Pada sisi lain, komunitas adat juga memerlukan pendampingan terhadap perubahan yang kian masif, misalnya pembukaan jalan dan masuknya teknologi seperti ponsel dan internet, telah membawa dampak positif maupun negatif. Hal ini juga bisa membawa pengaruh-pengaruh buruk yang datang dari luar komunitas mereka untuk memprovokasi atau motivasi-motivasi buruk lainnya. Oleh karena itu, pendampingan dalam mengahadapi perubahan sangat diperlukan.
Pendampingan digunakan sebagai upaya meredefinisikan peran perempuan dan mewujudkan perubahan yang lebih baik dalam masyarakat, langkah-langkah konkrit seperti pendampingan, dialog, dan pemberdayaan perempuan menjadi kunci (https://theconversation.com).

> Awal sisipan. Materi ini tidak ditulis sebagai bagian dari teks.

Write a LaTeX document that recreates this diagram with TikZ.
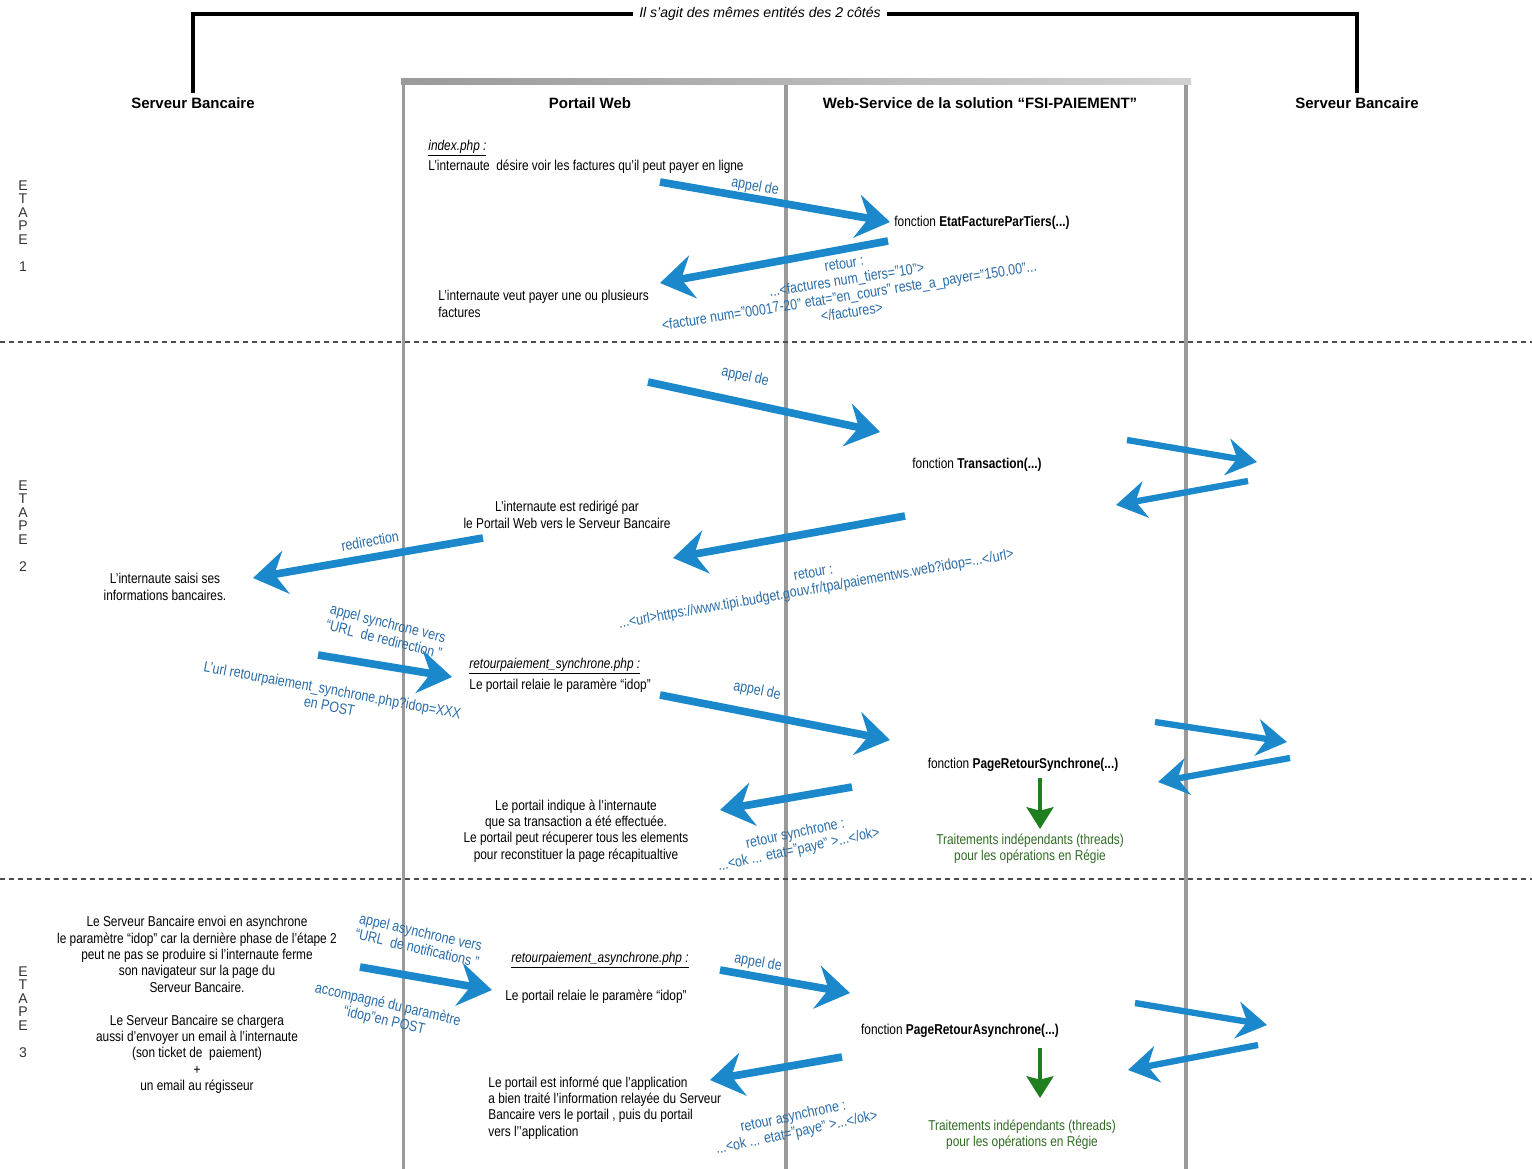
\documentclass[tikz,border=0pt]{standalone}
\usepackage{fontspec}
\setmainfont{Liberation Sans}[FakeStretch=0.83]
\newfontfamily\headfont{Liberation Sans}
\usepackage{tikz}
\usetikzlibrary{arrows.meta}
\usetikzlibrary{graphs}
\definecolor{flowblue}{HTML}{1B88CC}
\definecolor{labelblue}{HTML}{2A6CA8}
\definecolor{threadgreen}{HTML}{1F7F1F}
\definecolor{threadtext}{HTML}{2E6B22}
\definecolor{lanegray}{HTML}{9A9A9A}

\tikzset{
  txt/.style={font=\fontsize{12.2}{14}\selectfont, inner sep=1pt, align=center},
  ltxt/.style={txt, align=left, anchor=west},
  lbl/.style={txt, font=\fontsize{12.8}{14}\selectfont, text=labelblue},
  thread/.style={txt, text=threadtext},
  head/.style={font=\headfont\bfseries\fontsize{12.8}{15}\selectfont, inner sep=2pt},
  note/.style={font=\headfont\itshape\fontsize{12}{14}\selectfont, fill=white, inner xsep=5pt},
  etape/.style={font=\headfont\fontsize{12}{11.5}\selectfont, align=center, text=black!80},
  lane/.style={draw=lanegray, line width=1mm},
  stepline/.style={draw=black!70, line width=0.35mm, dash pattern=on 1.5mm off 1.2mm},
  bracket/.style={draw=black, line width=1mm, shorten <=2pt},
  flow/.style={draw=flowblue, line width=2.3mm, -{Stealth[length=10mm, width=13mm, inset=3.5mm]}},
  bankflow/.style={draw=flowblue, line width=1.9mm, -{Stealth[length=9mm, width=11mm, inset=3mm]}},
  threadflow/.style={draw=threadgreen, line width=1.3mm, -{Stealth[length=6.5mm, width=8mm, inset=1mm]}}
}

\begin{document}
\begin{tikzpicture}[x=0.3mm, y=-0.3mm]
\useasboundingbox (0,0) rectangle (1532,1169);

\shade[left color=lanegray, right color=lanegray!45] (401,79) rectangle (1191,85);
\draw[lane] (403.5,80) -- (403.5,1169);
\draw[lane] (786,85) -- (786,1169);
\draw[lane] (1186,85) -- (1186,1169);
\draw[stepline] (0,342) -- (1532,342);
\draw[stepline] (0,879) -- (1532,879);

\node[head] (sbl) at (193,103) {Serveur Bancaire};
\node[head] (pw) at (590,103) {Portail Web};
\node[head] (ws) at (980,103) {Web-Service de la solution “FSI-PAIEMENT”};
\node[head] (sbr) at (1357,103) {Serveur Bancaire};
\node[note] (same) at (760,14) {Il s’agit des mêmes entités des 2 côtés};
\draw[bracket] (sbl.north) |- (same.west);
\draw[bracket] (sbr.north) |- (same.east);

\node[etape] (e1) at (23,226) {E\\T\\A\\P\\E\\[11.5pt]1};
\node[etape] (e2) at (23,526) {E\\T\\A\\P\\E\\[11.5pt]2};
\node[etape] (e3) at (23,1012) {E\\T\\A\\P\\E\\[11.5pt]3};

\node[ltxt] (idx) at (427,148) {\itshape\underline{index.php :}};
\node[ltxt] (desire) at (427,167) {L’internaute~ désire voir les factures qu’il peut payer en ligne};
\coordinate (c1a) at (660,182);
\coordinate (c1b) at (890,222);
\node[lbl, rotate=-10] (appel1) at (755,187) {appel de};
\node[ltxt] (etat) at (893,223) {fonction \textbf{EtatFactureParTiers(...)}};
\coordinate (c1c) at (888,241);
\coordinate (c1d) at (660,283);
\node[lbl, rotate=9] (retour1) at (848,288) {retour :\\...<factures num\_tiers="10">\\<facture num="00017-20" etat="en\_cours" reste\_a\_payer="150.00"...\\</factures>};
\node[ltxt] (veut) at (437,304) {L’internaute veut payer une ou plusieurs\\factures};

\coordinate (c2a) at (648,382);
\coordinate (c2b) at (880,432);
\node[lbl, rotate=-12] (appel2) at (745,377) {appel de};
\node[txt] (trans) at (977,465) {fonction \textbf{Transaction(...)}};
\coordinate (b2a) at (1127,440);
\coordinate (b2b) at (1257,462);
\coordinate (b2c) at (1248,481);
\coordinate (b2d) at (1116,505);
\node[txt] (redir) at (567,515) {L’internaute est redirigé par\\le Portail Web vers le Serveur Bancaire};
\coordinate (c2c) at (905,516);
\coordinate (c2d) at (673,558);
\node[lbl, rotate=10] (retour2) at (815,582) {retour :\\...<url>https://www.tipi.budget.gouv.fr/tpa/paiementws.web?idop=...</url>};
\node[lbl, rotate=10] (redirl) at (370,541) {redirection};
\coordinate (c2e) at (483,538);
\coordinate (c2f) at (253,578);
\node[txt] (saisi) at (165,587) {L’internaute saisi ses\\informations bancaires.};
\node[lbl, rotate=-14] (synch) at (386,631) {appel synchrone vers\\“URL~ de redirection ”};
\coordinate (c2g) at (318,655);
\coordinate (c2h) at (452,677);
\node[lbl, rotate=-10.5] (urlpost) at (331,698) {L’url retourpaiement\_synchrone.php?idop=XXX\\en POST};
\node[ltxt] (rsync) at (468,666) {\itshape\underline{retourpaiement\_synchrone.php :}};
\node[ltxt] (relaie2) at (468,686) {Le portail relaie le paramère “idop”};
\coordinate (c2i) at (660,695);
\coordinate (c2j) at (890,740);
\node[lbl, rotate=-11] (appel3) at (757,691) {appel de};
\node[txt] (prsync) at (1023,765) {fonction \textbf{PageRetourSynchrone(...)}};
\coordinate (g2a) at (1040,778);
\coordinate (g2b) at (1040,829);
\node[thread] (thr2) at (1030,849) {Traitements indépendants (threads)\\pour les opérations en Régie};
\coordinate (b2e) at (1155,722);
\coordinate (b2f) at (1287,742);
\coordinate (b2g) at (1290,758);
\coordinate (b2h) at (1158,782);
\coordinate (c2k) at (852,787);
\coordinate (c2l) at (720,810);
\node[lbl, rotate=12] (rsyncl) at (797,842) {retour synchrone :\\...<ok ... etat="paye" >...</ok>};
\node[txt] (indique) at (576,831) {Le portail indique à l’internaute\\que sa transaction a été effectuée.\\Le portail peut récuperer tous les elements\\pour reconstituer la page récapitualtive};

\node[txt] (envoi) at (197,1005) {Le Serveur Bancaire envoi en asynchrone\\le paramètre “idop” car la dernière phase de l’étape 2\\peut ne pas se produire si l’internaute ferme\\son navigateur sur la page du\\Serveur Bancaire.\\[14pt]Le Serveur Bancaire se chargera\\aussi d’envoyer un email à l’internaute\\(son ticket de~ paiement)\\+\\un email au régisseur};
\node[lbl, rotate=-13] (asynch) at (419,940) {appel asynchrone vers\\“URL~ de notifications ”};
\coordinate (c3a) at (360,967);
\coordinate (c3b) at (492,990);
\node[lbl, rotate=-13] (accomp) at (386,1013) {accompagné du paramètre\\“idop”en POST};
\node[txt] (rasync) at (600,960) {\itshape\underline{retourpaiement\_asynchrone.php :}};
\node[txt] (relaie3) at (596,997) {Le portail relaie le paramère “idop”};
\coordinate (c3c) at (720,970);
\coordinate (c3d) at (850,993);
\node[lbl, rotate=-10] (appel4) at (758,963) {appel de};
\node[txt] (prasync) at (960,1031) {fonction \textbf{PageRetourAsynchrone(...)}};
\coordinate (g3a) at (1040,1048);
\coordinate (g3b) at (1040,1098);
\node[thread] (thr3) at (1022,1135) {Traitements indépendants (threads)\\pour les opérations en Régie};
\coordinate (b3a) at (1135,1003);
\coordinate (b3b) at (1267,1025);
\coordinate (b3c) at (1258,1045);
\coordinate (b3d) at (1128,1070);
\coordinate (c3e) at (842,1057);
\coordinate (c3f) at (710,1080);
\node[lbl, rotate=12] (rasyncl) at (795,1125) {retour asynchrone :\\...<ok ... etat="paye" >...</ok>};
\node[ltxt] (informe) at (487,1108) {Le portail est informé que l’application\\a bien traité l’information relayée du Serveur\\Bancaire vers le portail , puis du portail\\vers l’’application};

\graph {(c1a) --[flow] (c1b)};
\graph {(c1c) --[flow] (c1d)};
\graph {(c2a) --[flow] (c2b)};
\graph {(c2c) --[flow] (c2d)};
\graph {(c2e) --[flow] (c2f)};
\graph {(c2g) --[flow] (c2h)};
\graph {(c2i) --[flow] (c2j)};
\graph {(c2k) --[flow] (c2l)};
\graph {(b2a) --[bankflow] (b2b)};
\graph {(b2c) --[bankflow] (b2d)};
\graph {(b2e) --[bankflow] (b2f)};
\graph {(b2g) --[bankflow] (b2h)};
\graph {(g2a) --[threadflow] (g2b)};
\graph {(c3a) --[flow] (c3b)};
\graph {(c3c) --[flow] (c3d)};
\graph {(c3e) --[flow] (c3f)};
\graph {(b3a) --[bankflow] (b3b)};
\graph {(b3c) --[bankflow] (b3d)};
\graph {(g3a) --[threadflow] (g3b)};
\end{tikzpicture}
\end{document}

Ketika perempuan kehilangan peran dan partisipasi daam masyarakat adat, hemat saya kerugian tidak hanya dialami oleh mereka sendiri saja, tetapi juga bagi seluruh komunitas atau kampung dimana mereka tinggal. Terkadang, perempuan dianggap sebagai simbol negatif, padahal adat memiliki sistem dan aturan yang didesain untuk menjaga keseimbangan alam dan sosial. Penting juga pemerintah turun ke masyarakat adat, mendengar dan memahami keinginan perempuan masyarakat adat. Karena ketika perempuan adat ‘mati’ melalui siapa nilai-nilai budaya dan sejarah adat diteruskan?